**Dataset extract**
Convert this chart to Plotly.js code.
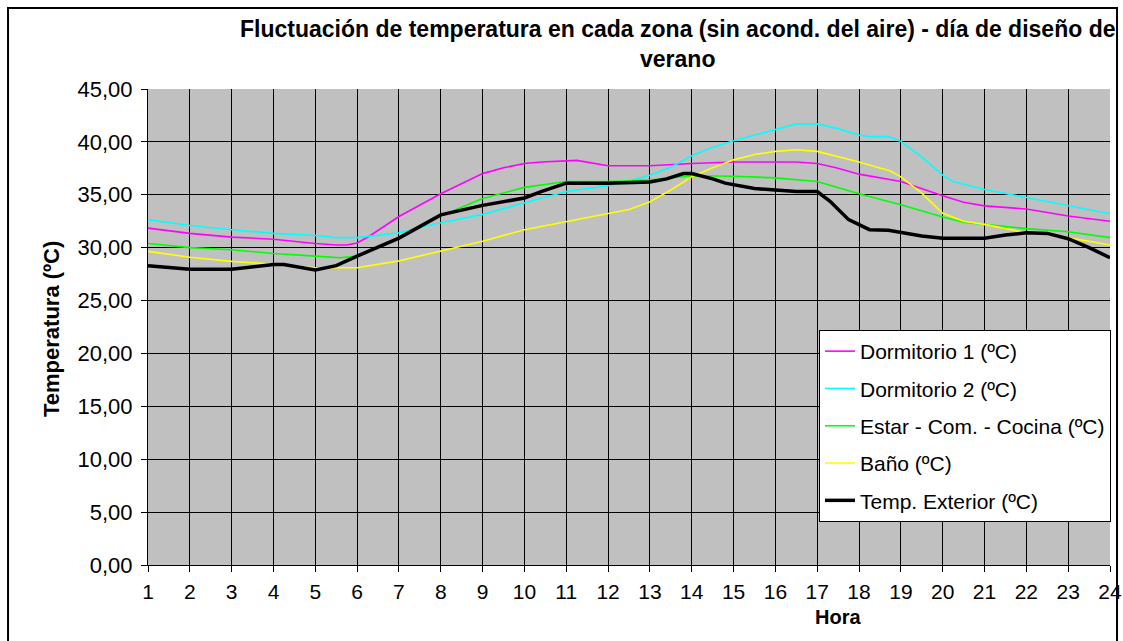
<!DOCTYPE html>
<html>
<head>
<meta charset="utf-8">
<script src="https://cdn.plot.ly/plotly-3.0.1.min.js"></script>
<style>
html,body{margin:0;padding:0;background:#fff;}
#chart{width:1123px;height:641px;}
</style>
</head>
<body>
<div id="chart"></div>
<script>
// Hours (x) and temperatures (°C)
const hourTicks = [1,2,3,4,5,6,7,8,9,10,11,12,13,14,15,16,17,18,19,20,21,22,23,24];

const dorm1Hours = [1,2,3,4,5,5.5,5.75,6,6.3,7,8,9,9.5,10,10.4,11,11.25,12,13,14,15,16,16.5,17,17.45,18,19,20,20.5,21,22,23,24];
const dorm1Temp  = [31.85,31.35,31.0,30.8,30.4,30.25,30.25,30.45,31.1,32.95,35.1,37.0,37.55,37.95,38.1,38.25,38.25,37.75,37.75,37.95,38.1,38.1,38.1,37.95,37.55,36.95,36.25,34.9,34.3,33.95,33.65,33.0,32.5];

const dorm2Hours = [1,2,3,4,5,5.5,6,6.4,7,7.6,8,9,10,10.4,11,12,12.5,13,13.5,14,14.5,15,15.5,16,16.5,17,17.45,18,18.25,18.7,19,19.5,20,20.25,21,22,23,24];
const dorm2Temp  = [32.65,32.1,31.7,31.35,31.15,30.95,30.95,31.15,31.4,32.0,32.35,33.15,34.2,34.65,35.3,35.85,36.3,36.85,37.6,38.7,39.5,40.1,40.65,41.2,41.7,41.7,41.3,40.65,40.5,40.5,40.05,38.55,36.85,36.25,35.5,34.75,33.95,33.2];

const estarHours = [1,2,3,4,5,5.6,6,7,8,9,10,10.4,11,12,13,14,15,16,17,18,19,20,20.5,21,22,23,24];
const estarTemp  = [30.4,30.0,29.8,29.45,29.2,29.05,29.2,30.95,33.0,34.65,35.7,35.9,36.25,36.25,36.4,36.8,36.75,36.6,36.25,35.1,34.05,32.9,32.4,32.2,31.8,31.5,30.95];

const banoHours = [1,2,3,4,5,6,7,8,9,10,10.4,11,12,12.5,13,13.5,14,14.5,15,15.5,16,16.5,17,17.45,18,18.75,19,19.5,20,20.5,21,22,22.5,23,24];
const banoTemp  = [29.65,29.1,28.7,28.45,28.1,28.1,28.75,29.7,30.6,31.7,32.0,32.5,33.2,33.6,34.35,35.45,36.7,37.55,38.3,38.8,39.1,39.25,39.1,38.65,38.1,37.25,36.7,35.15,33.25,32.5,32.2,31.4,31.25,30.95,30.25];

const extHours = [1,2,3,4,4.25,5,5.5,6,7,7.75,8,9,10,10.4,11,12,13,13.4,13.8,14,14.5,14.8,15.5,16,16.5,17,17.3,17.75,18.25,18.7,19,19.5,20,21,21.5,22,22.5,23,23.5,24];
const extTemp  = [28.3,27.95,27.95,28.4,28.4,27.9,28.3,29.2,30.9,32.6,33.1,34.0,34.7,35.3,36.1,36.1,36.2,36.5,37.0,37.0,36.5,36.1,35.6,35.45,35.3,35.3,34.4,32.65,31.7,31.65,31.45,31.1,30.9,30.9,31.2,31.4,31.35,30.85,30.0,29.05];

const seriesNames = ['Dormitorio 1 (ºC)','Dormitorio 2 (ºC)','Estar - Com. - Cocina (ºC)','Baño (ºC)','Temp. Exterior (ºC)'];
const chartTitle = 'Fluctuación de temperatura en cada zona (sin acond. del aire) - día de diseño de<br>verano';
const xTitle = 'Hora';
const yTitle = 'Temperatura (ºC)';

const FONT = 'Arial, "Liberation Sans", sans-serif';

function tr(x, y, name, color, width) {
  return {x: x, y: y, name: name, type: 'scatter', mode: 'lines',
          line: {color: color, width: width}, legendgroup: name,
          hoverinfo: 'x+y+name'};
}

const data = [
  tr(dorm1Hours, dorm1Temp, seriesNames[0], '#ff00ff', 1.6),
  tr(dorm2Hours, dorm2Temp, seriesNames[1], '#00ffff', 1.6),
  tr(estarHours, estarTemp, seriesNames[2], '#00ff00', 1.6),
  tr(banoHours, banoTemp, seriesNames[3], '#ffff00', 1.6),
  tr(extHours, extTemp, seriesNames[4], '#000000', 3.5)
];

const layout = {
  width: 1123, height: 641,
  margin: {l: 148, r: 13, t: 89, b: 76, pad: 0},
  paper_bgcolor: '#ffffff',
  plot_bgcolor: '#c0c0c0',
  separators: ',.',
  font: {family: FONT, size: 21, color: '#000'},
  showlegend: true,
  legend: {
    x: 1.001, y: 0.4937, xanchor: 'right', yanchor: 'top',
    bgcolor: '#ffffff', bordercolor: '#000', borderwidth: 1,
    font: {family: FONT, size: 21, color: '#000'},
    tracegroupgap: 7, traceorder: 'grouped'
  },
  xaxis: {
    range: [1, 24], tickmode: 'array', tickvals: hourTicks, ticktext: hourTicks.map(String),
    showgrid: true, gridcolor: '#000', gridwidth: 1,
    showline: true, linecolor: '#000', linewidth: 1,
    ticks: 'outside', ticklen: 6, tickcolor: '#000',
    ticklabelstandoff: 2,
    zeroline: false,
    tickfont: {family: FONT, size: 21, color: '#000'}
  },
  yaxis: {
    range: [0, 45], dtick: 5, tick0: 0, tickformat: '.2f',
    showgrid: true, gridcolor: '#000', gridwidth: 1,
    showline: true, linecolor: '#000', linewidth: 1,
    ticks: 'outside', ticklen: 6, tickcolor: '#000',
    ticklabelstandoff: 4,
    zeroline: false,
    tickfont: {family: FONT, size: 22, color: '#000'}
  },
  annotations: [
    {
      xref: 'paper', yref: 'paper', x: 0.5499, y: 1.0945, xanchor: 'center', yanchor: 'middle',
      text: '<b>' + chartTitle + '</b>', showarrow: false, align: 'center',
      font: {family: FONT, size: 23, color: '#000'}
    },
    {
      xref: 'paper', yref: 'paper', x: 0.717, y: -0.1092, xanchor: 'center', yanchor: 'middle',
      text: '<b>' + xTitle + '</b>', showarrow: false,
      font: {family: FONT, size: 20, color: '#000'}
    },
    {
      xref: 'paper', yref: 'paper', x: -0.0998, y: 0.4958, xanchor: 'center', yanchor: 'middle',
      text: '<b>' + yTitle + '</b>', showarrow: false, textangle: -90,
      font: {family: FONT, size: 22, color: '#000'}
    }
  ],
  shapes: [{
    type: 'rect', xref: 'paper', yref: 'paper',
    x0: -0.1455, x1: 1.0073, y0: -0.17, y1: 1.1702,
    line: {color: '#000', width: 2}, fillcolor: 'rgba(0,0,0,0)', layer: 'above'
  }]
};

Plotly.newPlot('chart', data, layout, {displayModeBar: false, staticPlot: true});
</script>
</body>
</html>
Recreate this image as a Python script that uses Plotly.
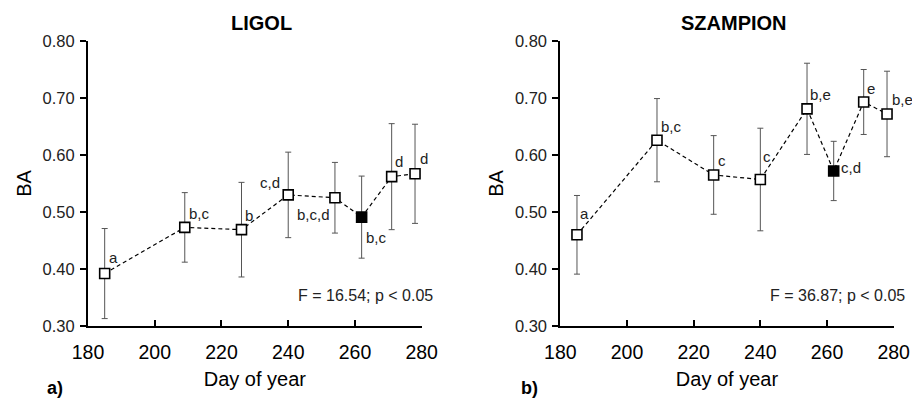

**Task brief**
Make an exact copy of the whole listing, but don't bring over any pictures.

**Expected answer**
Convert this chart to Plotly.js code.
<!DOCTYPE html>
<html>
<head>
<meta charset="utf-8">
<script src="https://cdn.plot.ly/plotly-3.0.1.min.js"></script>
<style>
html,body{margin:0;padding:0;background:#fff;}
#chart{width:1123px;height:641px;}
</style>
</head>
<body>
<div id="chart"></div>
<script>
// Hours (x) and temperatures (°C)
const hourTicks = [1,2,3,4,5,6,7,8,9,10,11,12,13,14,15,16,17,18,19,20,21,22,23,24];

const dorm1Hours = [1,2,3,4,5,5.5,5.75,6,6.3,7,8,9,9.5,10,10.4,11,11.25,12,13,14,15,16,16.5,17,17.45,18,19,20,20.5,21,22,23,24];
const dorm1Temp  = [31.85,31.35,31.0,30.8,30.4,30.25,30.25,30.45,31.1,32.95,35.1,37.0,37.55,37.95,38.1,38.25,38.25,37.75,37.75,37.95,38.1,38.1,38.1,37.95,37.55,36.95,36.25,34.9,34.3,33.95,33.65,33.0,32.5];

const dorm2Hours = [1,2,3,4,5,5.5,6,6.4,7,7.6,8,9,10,10.4,11,12,12.5,13,13.5,14,14.5,15,15.5,16,16.5,17,17.45,18,18.25,18.7,19,19.5,20,20.25,21,22,23,24];
const dorm2Temp  = [32.65,32.1,31.7,31.35,31.15,30.95,30.95,31.15,31.4,32.0,32.35,33.15,34.2,34.65,35.3,35.85,36.3,36.85,37.6,38.7,39.5,40.1,40.65,41.2,41.7,41.7,41.3,40.65,40.5,40.5,40.05,38.55,36.85,36.25,35.5,34.75,33.95,33.2];

const estarHours = [1,2,3,4,5,5.6,6,7,8,9,10,10.4,11,12,13,14,15,16,17,18,19,20,20.5,21,22,23,24];
const estarTemp  = [30.4,30.0,29.8,29.45,29.2,29.05,29.2,30.95,33.0,34.65,35.7,35.9,36.25,36.25,36.4,36.8,36.75,36.6,36.25,35.1,34.05,32.9,32.4,32.2,31.8,31.5,30.95];

const banoHours = [1,2,3,4,5,6,7,8,9,10,10.4,11,12,12.5,13,13.5,14,14.5,15,15.5,16,16.5,17,17.45,18,18.75,19,19.5,20,20.5,21,22,22.5,23,24];
const banoTemp  = [29.65,29.1,28.7,28.45,28.1,28.1,28.75,29.7,30.6,31.7,32.0,32.5,33.2,33.6,34.35,35.45,36.7,37.55,38.3,38.8,39.1,39.25,39.1,38.65,38.1,37.25,36.7,35.15,33.25,32.5,32.2,31.4,31.25,30.95,30.25];

const extHours = [1,2,3,4,4.25,5,5.5,6,7,7.75,8,9,10,10.4,11,12,13,13.4,13.8,14,14.5,14.8,15.5,16,16.5,17,17.3,17.75,18.25,18.7,19,19.5,20,21,21.5,22,22.5,23,23.5,24];
const extTemp  = [28.3,27.95,27.95,28.4,28.4,27.9,28.3,29.2,30.9,32.6,33.1,34.0,34.7,35.3,36.1,36.1,36.2,36.5,37.0,37.0,36.5,36.1,35.6,35.45,35.3,35.3,34.4,32.65,31.7,31.65,31.45,31.1,30.9,30.9,31.2,31.4,31.35,30.85,30.0,29.05];

const seriesNames = ['Dormitorio 1 (ºC)','Dormitorio 2 (ºC)','Estar - Com. - Cocina (ºC)','Baño (ºC)','Temp. Exterior (ºC)'];
const chartTitle = 'Fluctuación de temperatura en cada zona (sin acond. del aire) - día de diseño de<br>verano';
const xTitle = 'Hora';
const yTitle = 'Temperatura (ºC)';

const FONT = 'Arial, "Liberation Sans", sans-serif';

function tr(x, y, name, color, width) {
  return {x: x, y: y, name: name, type: 'scatter', mode: 'lines',
          line: {color: color, width: width}, legendgroup: name,
          hoverinfo: 'x+y+name'};
}

const data = [
  tr(dorm1Hours, dorm1Temp, seriesNames[0], '#ff00ff', 1.6),
  tr(dorm2Hours, dorm2Temp, seriesNames[1], '#00ffff', 1.6),
  tr(estarHours, estarTemp, seriesNames[2], '#00ff00', 1.6),
  tr(banoHours, banoTemp, seriesNames[3], '#ffff00', 1.6),
  tr(extHours, extTemp, seriesNames[4], '#000000', 3.5)
];

const layout = {
  width: 1123, height: 641,
  margin: {l: 148, r: 13, t: 89, b: 76, pad: 0},
  paper_bgcolor: '#ffffff',
  plot_bgcolor: '#c0c0c0',
  separators: ',.',
  font: {family: FONT, size: 21, color: '#000'},
  showlegend: true,
  legend: {
    x: 1.001, y: 0.4937, xanchor: 'right', yanchor: 'top',
    bgcolor: '#ffffff', bordercolor: '#000', borderwidth: 1,
    font: {family: FONT, size: 21, color: '#000'},
    tracegroupgap: 7, traceorder: 'grouped'
  },
  xaxis: {
    range: [1, 24], tickmode: 'array', tickvals: hourTicks, ticktext: hourTicks.map(String),
    showgrid: true, gridcolor: '#000', gridwidth: 1,
    showline: true, linecolor: '#000', linewidth: 1,
    ticks: 'outside', ticklen: 6, tickcolor: '#000',
    ticklabelstandoff: 2,
    zeroline: false,
    tickfont: {family: FONT, size: 21, color: '#000'}
  },
  yaxis: {
    range: [0, 45], dtick: 5, tick0: 0, tickformat: '.2f',
    showgrid: true, gridcolor: '#000', gridwidth: 1,
    showline: true, linecolor: '#000', linewidth: 1,
    ticks: 'outside', ticklen: 6, tickcolor: '#000',
    ticklabelstandoff: 4,
    zeroline: false,
    tickfont: {family: FONT, size: 22, color: '#000'}
  },
  annotations: [
    {
      xref: 'paper', yref: 'paper', x: 0.5499, y: 1.0945, xanchor: 'center', yanchor: 'middle',
      text: '<b>' + chartTitle + '</b>', showarrow: false, align: 'center',
      font: {family: FONT, size: 23, color: '#000'}
    },
    {
      xref: 'paper', yref: 'paper', x: 0.717, y: -0.1092, xanchor: 'center', yanchor: 'middle',
      text: '<b>' + xTitle + '</b>', showarrow: false,
      font: {family: FONT, size: 20, color: '#000'}
    },
    {
      xref: 'paper', yref: 'paper', x: -0.0998, y: 0.4958, xanchor: 'center', yanchor: 'middle',
      text: '<b>' + yTitle + '</b>', showarrow: false, textangle: -90,
      font: {family: FONT, size: 22, color: '#000'}
    }
  ],
  shapes: [{
    type: 'rect', xref: 'paper', yref: 'paper',
    x0: -0.1455, x1: 1.0073, y0: -0.17, y1: 1.1702,
    line: {color: '#000', width: 2}, fillcolor: 'rgba(0,0,0,0)', layer: 'above'
  }]
};

Plotly.newPlot('chart', data, layout, {displayModeBar: false, staticPlot: true});
</script>
</body>
</html>
Recreate this image as a Python script that uses Plotly.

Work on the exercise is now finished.